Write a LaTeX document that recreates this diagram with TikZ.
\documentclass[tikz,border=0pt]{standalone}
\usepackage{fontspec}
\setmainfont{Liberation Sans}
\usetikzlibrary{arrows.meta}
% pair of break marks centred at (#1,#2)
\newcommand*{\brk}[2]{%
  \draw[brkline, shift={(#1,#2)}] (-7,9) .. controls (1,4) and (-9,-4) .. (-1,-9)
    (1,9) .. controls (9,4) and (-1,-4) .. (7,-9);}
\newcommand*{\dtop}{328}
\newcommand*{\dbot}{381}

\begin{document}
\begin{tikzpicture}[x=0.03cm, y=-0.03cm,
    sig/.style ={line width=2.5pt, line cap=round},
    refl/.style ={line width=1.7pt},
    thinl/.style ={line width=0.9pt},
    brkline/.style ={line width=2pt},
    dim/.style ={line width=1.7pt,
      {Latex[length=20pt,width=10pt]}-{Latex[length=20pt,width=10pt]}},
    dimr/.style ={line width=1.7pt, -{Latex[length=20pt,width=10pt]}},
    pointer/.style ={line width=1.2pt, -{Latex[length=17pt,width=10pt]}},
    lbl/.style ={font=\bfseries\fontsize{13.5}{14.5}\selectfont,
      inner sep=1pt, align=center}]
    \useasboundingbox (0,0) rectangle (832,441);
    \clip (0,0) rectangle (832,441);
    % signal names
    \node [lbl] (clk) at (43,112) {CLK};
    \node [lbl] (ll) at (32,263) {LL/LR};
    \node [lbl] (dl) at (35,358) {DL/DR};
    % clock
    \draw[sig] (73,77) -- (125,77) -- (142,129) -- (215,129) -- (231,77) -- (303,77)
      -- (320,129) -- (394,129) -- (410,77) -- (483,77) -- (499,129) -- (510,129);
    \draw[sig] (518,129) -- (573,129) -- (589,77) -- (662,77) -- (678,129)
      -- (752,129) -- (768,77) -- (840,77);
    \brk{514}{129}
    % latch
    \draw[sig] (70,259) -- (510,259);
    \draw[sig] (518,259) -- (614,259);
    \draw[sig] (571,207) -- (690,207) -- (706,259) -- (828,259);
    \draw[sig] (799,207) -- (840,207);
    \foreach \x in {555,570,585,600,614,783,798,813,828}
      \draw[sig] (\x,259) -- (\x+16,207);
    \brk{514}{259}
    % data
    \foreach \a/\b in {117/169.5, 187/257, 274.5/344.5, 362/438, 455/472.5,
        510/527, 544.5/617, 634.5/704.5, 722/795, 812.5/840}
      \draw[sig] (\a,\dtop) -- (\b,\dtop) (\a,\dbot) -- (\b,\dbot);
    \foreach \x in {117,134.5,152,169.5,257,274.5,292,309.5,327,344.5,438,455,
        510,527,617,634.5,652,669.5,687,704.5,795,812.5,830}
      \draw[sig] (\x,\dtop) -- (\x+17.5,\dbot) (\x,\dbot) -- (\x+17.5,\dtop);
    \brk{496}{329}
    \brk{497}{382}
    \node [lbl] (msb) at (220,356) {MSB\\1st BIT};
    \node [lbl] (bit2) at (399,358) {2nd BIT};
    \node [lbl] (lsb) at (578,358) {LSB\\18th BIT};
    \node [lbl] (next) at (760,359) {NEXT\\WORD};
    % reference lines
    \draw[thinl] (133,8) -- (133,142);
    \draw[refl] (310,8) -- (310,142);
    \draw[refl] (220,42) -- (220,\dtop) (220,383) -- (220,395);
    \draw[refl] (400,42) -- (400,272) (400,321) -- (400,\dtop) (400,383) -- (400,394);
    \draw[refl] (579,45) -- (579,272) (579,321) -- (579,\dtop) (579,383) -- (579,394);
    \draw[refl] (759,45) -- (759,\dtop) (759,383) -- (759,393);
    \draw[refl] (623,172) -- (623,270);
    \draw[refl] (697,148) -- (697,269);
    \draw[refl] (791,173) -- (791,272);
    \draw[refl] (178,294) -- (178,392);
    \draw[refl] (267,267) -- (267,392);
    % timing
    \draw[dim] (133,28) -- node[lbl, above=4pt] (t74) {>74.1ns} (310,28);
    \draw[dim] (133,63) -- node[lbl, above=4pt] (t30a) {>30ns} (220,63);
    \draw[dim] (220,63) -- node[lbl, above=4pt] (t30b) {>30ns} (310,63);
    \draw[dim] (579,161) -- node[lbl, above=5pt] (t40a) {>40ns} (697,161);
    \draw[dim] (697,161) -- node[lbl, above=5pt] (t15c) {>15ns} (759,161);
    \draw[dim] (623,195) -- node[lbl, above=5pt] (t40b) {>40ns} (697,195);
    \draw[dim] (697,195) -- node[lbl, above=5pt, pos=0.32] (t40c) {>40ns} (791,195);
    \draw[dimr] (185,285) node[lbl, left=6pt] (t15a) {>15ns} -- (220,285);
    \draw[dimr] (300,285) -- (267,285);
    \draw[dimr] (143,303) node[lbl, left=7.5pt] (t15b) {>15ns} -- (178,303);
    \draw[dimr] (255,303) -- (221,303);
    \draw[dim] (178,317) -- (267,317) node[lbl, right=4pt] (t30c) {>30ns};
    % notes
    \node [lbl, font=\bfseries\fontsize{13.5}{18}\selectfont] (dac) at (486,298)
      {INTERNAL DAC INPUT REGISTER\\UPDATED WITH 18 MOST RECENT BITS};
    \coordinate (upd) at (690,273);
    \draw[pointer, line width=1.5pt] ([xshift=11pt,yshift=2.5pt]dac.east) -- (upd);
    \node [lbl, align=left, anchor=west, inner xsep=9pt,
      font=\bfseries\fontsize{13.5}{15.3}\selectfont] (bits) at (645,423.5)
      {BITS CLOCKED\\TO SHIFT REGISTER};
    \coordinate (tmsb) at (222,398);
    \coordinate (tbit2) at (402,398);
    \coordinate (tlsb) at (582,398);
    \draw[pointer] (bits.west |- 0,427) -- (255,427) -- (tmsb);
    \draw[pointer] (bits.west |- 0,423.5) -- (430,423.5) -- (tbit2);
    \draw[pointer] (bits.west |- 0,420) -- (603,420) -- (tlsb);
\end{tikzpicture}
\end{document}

WRITTEN EXERCISE: Write the complete data out, exactly as above.

SOLUTION TO THE EXERCISE:
Write a LaTeX document that recreates this diagram with TikZ.
\documentclass[tikz,border=0pt]{standalone}
\usepackage{fontspec}
\setmainfont{Liberation Sans}
\usetikzlibrary{arrows.meta}
% pair of break marks centred at (#1,#2)
\newcommand*{\brk}[2]{%
  \draw[brkline, shift={(#1,#2)}] (-7,9) .. controls (1,4) and (-9,-4) .. (-1,-9)
    (1,9) .. controls (9,4) and (-1,-4) .. (7,-9);}
\newcommand*{\dtop}{328}
\newcommand*{\dbot}{381}

\begin{document}
\begin{tikzpicture}[x=0.03cm, y=-0.03cm,
    sig/.style ={line width=2.5pt, line cap=round},
    refl/.style ={line width=1.7pt},
    thinl/.style ={line width=0.9pt},
    brkline/.style ={line width=2pt},
    dim/.style ={line width=1.7pt,
      {Latex[length=20pt,width=10pt]}-{Latex[length=20pt,width=10pt]}},
    dimr/.style ={line width=1.7pt, -{Latex[length=20pt,width=10pt]}},
    pointer/.style ={line width=1.2pt, -{Latex[length=17pt,width=10pt]}},
    lbl/.style ={font=\bfseries\fontsize{13.5}{14.5}\selectfont,
      inner sep=1pt, align=center}]
    \useasboundingbox (0,0) rectangle (832,441);
    \clip (0,0) rectangle (832,441);
    % signal names
    \node [lbl] (clk) at (43,112) {CLK};
    \node [lbl] (ll) at (32,263) {LL/LR};
    \node [lbl] (dl) at (35,358) {DL/DR};
    % clock
    \draw[sig] (73,77) -- (125,77) -- (142,129) -- (215,129) -- (231,77) -- (303,77)
      -- (320,129) -- (394,129) -- (410,77) -- (483,77) -- (499,129) -- (510,129);
    \draw[sig] (518,129) -- (573,129) -- (589,77) -- (662,77) -- (678,129)
      -- (752,129) -- (768,77) -- (840,77);
    \brk{514}{129}
    % latch
    \draw[sig] (70,259) -- (510,259);
    \draw[sig] (518,259) -- (614,259);
    \draw[sig] (571,207) -- (690,207) -- (706,259) -- (828,259);
    \draw[sig] (799,207) -- (840,207);
    \foreach \x in {555,570,585,600,614,783,798,813,828}
      \draw[sig] (\x,259) -- (\x+16,207);
    \brk{514}{259}
    % data
    \foreach \a/\b in {117/169.5, 187/257, 274.5/344.5, 362/438, 455/472.5,
        510/527, 544.5/617, 634.5/704.5, 722/795, 812.5/840}
      \draw[sig] (\a,\dtop) -- (\b,\dtop) (\a,\dbot) -- (\b,\dbot);
    \foreach \x in {117,134.5,152,169.5,257,274.5,292,309.5,327,344.5,438,455,
        510,527,617,634.5,652,669.5,687,704.5,795,812.5,830}
      \draw[sig] (\x,\dtop) -- (\x+17.5,\dbot) (\x,\dbot) -- (\x+17.5,\dtop);
    \brk{496}{329}
    \brk{497}{382}
    \node [lbl] (msb) at (220,356) {MSB\\1st BIT};
    \node [lbl] (bit2) at (399,358) {2nd BIT};
    \node [lbl] (lsb) at (578,358) {LSB\\18th BIT};
    \node [lbl] (next) at (760,359) {NEXT\\WORD};
    % reference lines
    \draw[thinl] (133,8) -- (133,142);
    \draw[refl] (310,8) -- (310,142);
    \draw[refl] (220,42) -- (220,\dtop) (220,383) -- (220,395);
    \draw[refl] (400,42) -- (400,272) (400,321) -- (400,\dtop) (400,383) -- (400,394);
    \draw[refl] (579,45) -- (579,272) (579,321) -- (579,\dtop) (579,383) -- (579,394);
    \draw[refl] (759,45) -- (759,\dtop) (759,383) -- (759,393);
    \draw[refl] (623,172) -- (623,270);
    \draw[refl] (697,148) -- (697,269);
    \draw[refl] (791,173) -- (791,272);
    \draw[refl] (178,294) -- (178,392);
    \draw[refl] (267,267) -- (267,392);
    % timing
    \draw[dim] (133,28) -- node[lbl, above=4pt] (t74) {>74.1ns} (310,28);
    \draw[dim] (133,63) -- node[lbl, above=4pt] (t30a) {>30ns} (220,63);
    \draw[dim] (220,63) -- node[lbl, above=4pt] (t30b) {>30ns} (310,63);
    \draw[dim] (579,161) -- node[lbl, above=5pt] (t40a) {>40ns} (697,161);
    \draw[dim] (697,161) -- node[lbl, above=5pt] (t15c) {>15ns} (759,161);
    \draw[dim] (623,195) -- node[lbl, above=5pt] (t40b) {>40ns} (697,195);
    \draw[dim] (697,195) -- node[lbl, above=5pt, pos=0.32] (t40c) {>40ns} (791,195);
    \draw[dimr] (185,285) node[lbl, left=6pt] (t15a) {>15ns} -- (220,285);
    \draw[dimr] (300,285) -- (267,285);
    \draw[dimr] (143,303) node[lbl, left=7.5pt] (t15b) {>15ns} -- (178,303);
    \draw[dimr] (255,303) -- (221,303);
    \draw[dim] (178,317) -- (267,317) node[lbl, right=4pt] (t30c) {>30ns};
    % notes
    \node [lbl, font=\bfseries\fontsize{13.5}{18}\selectfont] (dac) at (486,298)
      {INTERNAL DAC INPUT REGISTER\\UPDATED WITH 18 MOST RECENT BITS};
    \coordinate (upd) at (690,273);
    \draw[pointer, line width=1.5pt] ([xshift=11pt,yshift=2.5pt]dac.east) -- (upd);
    \node [lbl, align=left, anchor=west, inner xsep=9pt,
      font=\bfseries\fontsize{13.5}{15.3}\selectfont] (bits) at (645,423.5)
      {BITS CLOCKED\\TO SHIFT REGISTER};
    \coordinate (tmsb) at (222,398);
    \coordinate (tbit2) at (402,398);
    \coordinate (tlsb) at (582,398);
    \draw[pointer] (bits.west |- 0,427) -- (255,427) -- (tmsb);
    \draw[pointer] (bits.west |- 0,423.5) -- (430,423.5) -- (tbit2);
    \draw[pointer] (bits.west |- 0,420) -- (603,420) -- (tlsb);
\end{tikzpicture}
\end{document}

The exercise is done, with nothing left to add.